[Recorded data start]
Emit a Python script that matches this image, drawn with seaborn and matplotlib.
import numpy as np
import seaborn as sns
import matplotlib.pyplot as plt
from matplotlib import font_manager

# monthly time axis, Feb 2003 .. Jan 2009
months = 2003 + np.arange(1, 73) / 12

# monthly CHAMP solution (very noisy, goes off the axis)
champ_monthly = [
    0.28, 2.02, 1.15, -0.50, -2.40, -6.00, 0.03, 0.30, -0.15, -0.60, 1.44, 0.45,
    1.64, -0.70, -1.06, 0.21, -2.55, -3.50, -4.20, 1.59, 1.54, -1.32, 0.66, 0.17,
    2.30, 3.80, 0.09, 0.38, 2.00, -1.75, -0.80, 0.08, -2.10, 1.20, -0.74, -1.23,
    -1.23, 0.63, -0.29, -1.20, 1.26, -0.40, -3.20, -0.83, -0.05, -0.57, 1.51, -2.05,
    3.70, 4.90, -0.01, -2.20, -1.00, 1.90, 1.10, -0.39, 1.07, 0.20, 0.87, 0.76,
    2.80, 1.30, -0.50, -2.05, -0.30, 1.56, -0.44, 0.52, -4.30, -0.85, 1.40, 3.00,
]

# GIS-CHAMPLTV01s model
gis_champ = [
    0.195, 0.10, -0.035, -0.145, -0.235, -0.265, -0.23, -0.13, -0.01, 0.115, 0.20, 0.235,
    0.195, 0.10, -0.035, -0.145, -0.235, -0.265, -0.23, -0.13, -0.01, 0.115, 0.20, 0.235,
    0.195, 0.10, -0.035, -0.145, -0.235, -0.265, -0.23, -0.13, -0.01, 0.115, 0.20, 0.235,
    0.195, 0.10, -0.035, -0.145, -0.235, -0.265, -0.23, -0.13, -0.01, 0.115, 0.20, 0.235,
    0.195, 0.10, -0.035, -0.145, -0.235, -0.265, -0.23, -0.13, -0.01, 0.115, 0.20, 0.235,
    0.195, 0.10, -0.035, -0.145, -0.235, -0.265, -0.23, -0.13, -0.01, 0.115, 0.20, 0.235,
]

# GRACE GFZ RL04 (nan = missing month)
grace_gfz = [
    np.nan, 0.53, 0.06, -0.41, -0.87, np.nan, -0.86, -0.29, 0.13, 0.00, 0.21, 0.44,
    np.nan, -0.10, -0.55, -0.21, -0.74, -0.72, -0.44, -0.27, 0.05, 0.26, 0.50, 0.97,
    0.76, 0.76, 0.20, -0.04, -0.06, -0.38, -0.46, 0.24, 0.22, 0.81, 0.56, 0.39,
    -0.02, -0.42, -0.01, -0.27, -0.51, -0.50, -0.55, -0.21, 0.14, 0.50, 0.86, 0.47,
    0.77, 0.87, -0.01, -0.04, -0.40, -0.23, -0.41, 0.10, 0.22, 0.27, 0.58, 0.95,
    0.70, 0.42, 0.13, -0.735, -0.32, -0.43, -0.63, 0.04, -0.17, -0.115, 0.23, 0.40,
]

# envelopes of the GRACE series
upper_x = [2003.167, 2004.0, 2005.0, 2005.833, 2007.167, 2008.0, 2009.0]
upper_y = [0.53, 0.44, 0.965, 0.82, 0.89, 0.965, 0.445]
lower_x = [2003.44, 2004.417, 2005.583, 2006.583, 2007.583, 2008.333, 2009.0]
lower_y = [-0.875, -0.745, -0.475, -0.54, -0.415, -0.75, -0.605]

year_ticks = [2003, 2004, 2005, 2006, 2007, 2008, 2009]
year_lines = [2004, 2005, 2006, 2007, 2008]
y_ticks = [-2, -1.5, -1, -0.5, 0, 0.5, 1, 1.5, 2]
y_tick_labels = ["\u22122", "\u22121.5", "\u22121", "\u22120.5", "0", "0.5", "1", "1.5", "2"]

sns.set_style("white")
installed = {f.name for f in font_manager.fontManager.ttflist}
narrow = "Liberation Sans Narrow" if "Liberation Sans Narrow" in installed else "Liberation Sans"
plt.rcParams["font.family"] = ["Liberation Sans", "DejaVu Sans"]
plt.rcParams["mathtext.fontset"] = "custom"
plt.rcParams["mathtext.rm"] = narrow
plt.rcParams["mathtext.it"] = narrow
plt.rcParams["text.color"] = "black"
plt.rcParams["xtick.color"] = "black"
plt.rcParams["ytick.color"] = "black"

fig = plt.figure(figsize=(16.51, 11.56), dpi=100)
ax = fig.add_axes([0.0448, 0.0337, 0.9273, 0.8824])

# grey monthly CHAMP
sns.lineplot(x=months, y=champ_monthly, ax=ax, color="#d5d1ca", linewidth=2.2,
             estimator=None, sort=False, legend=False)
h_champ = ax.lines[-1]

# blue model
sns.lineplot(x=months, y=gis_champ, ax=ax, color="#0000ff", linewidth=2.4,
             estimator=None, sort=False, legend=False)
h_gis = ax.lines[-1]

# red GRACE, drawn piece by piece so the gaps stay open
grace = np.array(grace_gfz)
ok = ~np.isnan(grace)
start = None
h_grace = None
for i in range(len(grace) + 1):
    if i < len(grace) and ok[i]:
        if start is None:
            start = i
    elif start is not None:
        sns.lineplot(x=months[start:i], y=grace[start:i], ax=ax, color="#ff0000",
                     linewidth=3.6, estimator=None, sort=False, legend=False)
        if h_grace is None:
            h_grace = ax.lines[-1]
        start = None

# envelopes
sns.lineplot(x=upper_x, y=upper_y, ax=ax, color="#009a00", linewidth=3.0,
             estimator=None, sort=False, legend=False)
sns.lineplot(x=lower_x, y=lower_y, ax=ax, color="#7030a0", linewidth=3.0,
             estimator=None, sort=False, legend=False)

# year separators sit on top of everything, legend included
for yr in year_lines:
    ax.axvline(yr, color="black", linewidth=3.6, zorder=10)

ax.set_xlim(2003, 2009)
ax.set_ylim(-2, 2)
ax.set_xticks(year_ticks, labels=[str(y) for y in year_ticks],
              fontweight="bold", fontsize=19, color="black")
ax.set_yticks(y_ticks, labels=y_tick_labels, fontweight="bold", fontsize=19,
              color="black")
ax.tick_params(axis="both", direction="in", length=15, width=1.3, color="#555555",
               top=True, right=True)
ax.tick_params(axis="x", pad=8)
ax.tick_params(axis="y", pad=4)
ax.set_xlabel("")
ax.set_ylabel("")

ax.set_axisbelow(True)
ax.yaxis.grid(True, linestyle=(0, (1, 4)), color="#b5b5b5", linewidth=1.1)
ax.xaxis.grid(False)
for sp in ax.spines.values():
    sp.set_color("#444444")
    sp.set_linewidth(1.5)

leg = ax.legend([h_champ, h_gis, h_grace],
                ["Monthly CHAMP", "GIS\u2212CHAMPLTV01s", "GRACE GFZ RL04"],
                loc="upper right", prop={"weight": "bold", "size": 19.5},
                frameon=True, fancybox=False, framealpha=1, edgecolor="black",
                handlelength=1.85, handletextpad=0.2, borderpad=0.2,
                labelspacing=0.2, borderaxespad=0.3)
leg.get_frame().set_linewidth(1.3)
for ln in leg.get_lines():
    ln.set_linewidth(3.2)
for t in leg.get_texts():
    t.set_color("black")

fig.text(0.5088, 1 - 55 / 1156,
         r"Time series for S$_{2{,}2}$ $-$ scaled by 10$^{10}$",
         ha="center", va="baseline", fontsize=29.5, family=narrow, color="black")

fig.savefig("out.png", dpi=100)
[Recorded data end]
- Directions for this task -
Using the listing above, pick out each line that contains the word "seaborn", then copy it.

- Exercise answer -
Emit a Python script that matches this image, drawn with seaborn and matplotlib.
import seaborn as sns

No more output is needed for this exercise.